\(x<-2 \lor x > 3\)

We have the inequality \[x^2-6 > x\] but first we solve the following equation: \(x^2-6 = x \), that is \( x^2-x-6 =0\). We do this via the quadratic formula: \[\begin{aligned} x&=\frac{1\pm \sqrt{(1)^2-4 \cdot 1 \cdot -6}}{2}\\ \\ &=\frac{1\pm \sqrt{25}}{2}\\ \\ &=\frac{1\pm 5}{2}\end{aligned}\] So \[x=-2\quad \text{or}\quad x=3\] Now we explore where the inequality is true.
First we take a value \(x<-2\), say \(x=-4\).

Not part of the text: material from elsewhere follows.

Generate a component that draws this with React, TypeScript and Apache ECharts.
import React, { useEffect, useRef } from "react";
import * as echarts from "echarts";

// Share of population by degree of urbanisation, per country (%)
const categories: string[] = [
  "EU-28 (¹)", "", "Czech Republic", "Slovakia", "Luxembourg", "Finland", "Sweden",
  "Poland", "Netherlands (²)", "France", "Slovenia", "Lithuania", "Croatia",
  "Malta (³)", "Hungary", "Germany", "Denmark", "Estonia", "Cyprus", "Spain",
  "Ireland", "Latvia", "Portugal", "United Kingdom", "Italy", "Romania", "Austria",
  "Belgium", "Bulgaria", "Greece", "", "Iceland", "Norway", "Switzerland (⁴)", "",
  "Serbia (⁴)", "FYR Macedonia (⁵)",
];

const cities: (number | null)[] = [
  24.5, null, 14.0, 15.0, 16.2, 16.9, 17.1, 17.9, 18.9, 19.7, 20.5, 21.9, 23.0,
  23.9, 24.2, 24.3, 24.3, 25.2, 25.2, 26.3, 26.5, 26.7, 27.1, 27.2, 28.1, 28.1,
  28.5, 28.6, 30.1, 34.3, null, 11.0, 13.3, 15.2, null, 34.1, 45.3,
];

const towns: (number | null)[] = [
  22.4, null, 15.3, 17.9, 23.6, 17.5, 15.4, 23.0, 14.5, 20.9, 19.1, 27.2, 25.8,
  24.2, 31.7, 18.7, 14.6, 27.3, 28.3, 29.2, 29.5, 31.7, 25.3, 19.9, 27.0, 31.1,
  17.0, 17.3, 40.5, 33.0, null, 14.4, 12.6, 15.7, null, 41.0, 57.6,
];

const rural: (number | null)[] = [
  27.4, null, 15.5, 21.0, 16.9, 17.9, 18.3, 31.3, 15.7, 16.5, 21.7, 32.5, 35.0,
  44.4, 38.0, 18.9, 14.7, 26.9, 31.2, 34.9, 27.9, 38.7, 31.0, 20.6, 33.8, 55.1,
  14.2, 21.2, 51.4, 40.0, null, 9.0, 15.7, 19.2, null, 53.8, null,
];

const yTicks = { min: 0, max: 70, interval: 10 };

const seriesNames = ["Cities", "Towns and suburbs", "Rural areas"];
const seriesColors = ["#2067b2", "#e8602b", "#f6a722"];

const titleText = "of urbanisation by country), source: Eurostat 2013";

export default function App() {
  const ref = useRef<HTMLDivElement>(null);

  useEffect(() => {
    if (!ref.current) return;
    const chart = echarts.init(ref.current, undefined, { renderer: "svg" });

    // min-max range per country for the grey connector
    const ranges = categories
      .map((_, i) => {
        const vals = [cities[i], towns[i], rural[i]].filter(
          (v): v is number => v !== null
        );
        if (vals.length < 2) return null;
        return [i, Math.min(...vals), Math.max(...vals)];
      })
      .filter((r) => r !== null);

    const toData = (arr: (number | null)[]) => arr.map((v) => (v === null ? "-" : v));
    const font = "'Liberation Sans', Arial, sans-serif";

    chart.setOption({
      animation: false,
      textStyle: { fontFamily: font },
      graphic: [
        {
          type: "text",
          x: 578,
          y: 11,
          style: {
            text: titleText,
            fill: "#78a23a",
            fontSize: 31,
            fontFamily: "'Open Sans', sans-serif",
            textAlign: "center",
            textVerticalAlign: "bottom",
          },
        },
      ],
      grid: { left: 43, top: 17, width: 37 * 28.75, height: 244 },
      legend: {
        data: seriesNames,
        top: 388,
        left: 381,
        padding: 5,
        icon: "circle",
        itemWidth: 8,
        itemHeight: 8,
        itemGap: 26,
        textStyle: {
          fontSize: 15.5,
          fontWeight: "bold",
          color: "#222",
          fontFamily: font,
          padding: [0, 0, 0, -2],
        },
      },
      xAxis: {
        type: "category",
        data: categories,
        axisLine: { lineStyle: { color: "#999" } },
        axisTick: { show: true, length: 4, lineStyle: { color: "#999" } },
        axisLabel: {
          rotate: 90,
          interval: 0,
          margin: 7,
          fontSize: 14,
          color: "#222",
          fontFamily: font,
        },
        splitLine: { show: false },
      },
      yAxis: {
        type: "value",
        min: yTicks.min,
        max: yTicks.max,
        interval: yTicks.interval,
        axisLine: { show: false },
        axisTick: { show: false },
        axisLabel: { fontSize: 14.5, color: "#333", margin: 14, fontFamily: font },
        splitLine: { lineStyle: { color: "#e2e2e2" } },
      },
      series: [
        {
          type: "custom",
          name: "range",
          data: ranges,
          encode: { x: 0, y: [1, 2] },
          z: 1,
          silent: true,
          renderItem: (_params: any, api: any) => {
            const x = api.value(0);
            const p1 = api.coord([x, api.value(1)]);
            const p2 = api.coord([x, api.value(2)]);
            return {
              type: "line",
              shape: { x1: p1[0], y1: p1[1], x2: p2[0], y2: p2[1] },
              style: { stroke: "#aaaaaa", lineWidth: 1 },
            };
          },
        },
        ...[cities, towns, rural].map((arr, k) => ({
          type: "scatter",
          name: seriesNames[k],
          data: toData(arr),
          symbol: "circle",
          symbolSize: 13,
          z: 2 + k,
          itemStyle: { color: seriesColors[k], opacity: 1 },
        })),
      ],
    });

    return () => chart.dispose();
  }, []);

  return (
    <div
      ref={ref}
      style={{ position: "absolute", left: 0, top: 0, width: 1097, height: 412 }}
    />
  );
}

The value of the left-hand side of the inequality is then \[(-4)^2-6=10\] The value of the right-hand side is \[1 \cdot -4=-4\] So we have found for \(x<-2\) that \(x^2-6 > x\).
Next we choose a value \(-2<x<3\), say \(x=-1\). The value of the left-hand side of the inequality is then \[(-1)^2-6=-5\] The value of the right-handside is \[1\cdot -1=-1\] So we have found for \(-2<x<3\) that \(x^2-6 < x\).
Finally we choose a value \(x>3\), say \(x=4\). The value of the left-hand side of the inequality is then \[(4)^2-6=10\] The value of the right-hand side is \[1 \cdot 4=4\] So we have found for \(x>3\) that \(x^2-6>x\).

So we can conclude that \[x^2-6 > x\] when \(x<-2\) or \(x>3\).